Что же это такое? В самом ли деле я неспособен был составить риторическое произведение? Чего! Я писывал проповеди чуть не дюжинами для семинаристов, для дьяконов и священников. Раз, также еще семинаристом, составил для будущего своего тестя такую проповедь на память об освящении храма, что благочинный цензор не находил слов хвалить ее всем как замечательное произведение. Брат Александр, искусившийся в проповедничестве и очень щекотливый в авторстве, прибегал на старости к моим советам, выслушивал замечания и принимал поправки. Но то было для других, а не для себя. Случалось, когда измученный бесплодными усилиями, не находя ни мыслей, ни слов, я в отчаянии обращался к себе: «Да вообрази, что готовишь не для себя, что тебя просил N. N. О, Боже, хоть бы кто-нибудь обманул меня и попросил на этот день сочинить ему проповедь, а потом сострадательно сказал: я пошутил, это вам именно и назначено». Но моего мучения никто не знает; признаться в нем было мне стыдно, да и приняли бы за шутку, никто не поверил бы. Пишет головоломные диссертации и затрудняется такими пустяками! Но и не затрудняюсь, напишу легко, только не для себя; а когда доходит до собственного лица, теряю всякую способность, в голове путается; я не могу сочетать мыслей, и не приходят слова на ум, не найду о чем писать. Одна тема кажется слишком пошлою, другая слишком натянутою, третья пересыпанием из пустого в порожнее.

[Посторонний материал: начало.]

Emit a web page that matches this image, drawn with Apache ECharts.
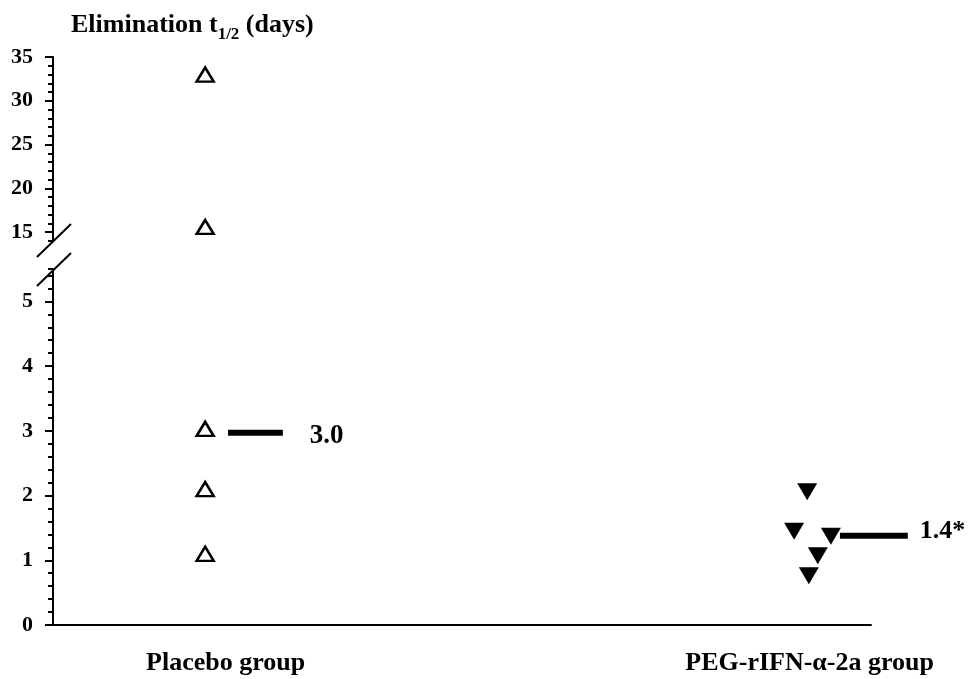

Тринадцать лет я носил стихарь на правах «проповедника»: два года в семинарии, четыре на студенческой скамье в академии и семь лет на академической службе. В тринадцать лет я ухитрился подать всего пять проповедей, из них три в семинарии; в одиннадцать же лет академического поприща — только две, тогда как, начиная со старшего академического курса, по крайней мере по одной проповеди в год было обязательно. Произнес же по заказу из пяти проповедей всего одну. Это было в семинарии, как помню, в неделю Мытаря и Фарисея, какие-то общие места о милосердии, совершенно ребяческие. Но чего они мне стоили! В остальных случаях находил способ увертываться, за исключением последнего, о котором стоит сказать особенно.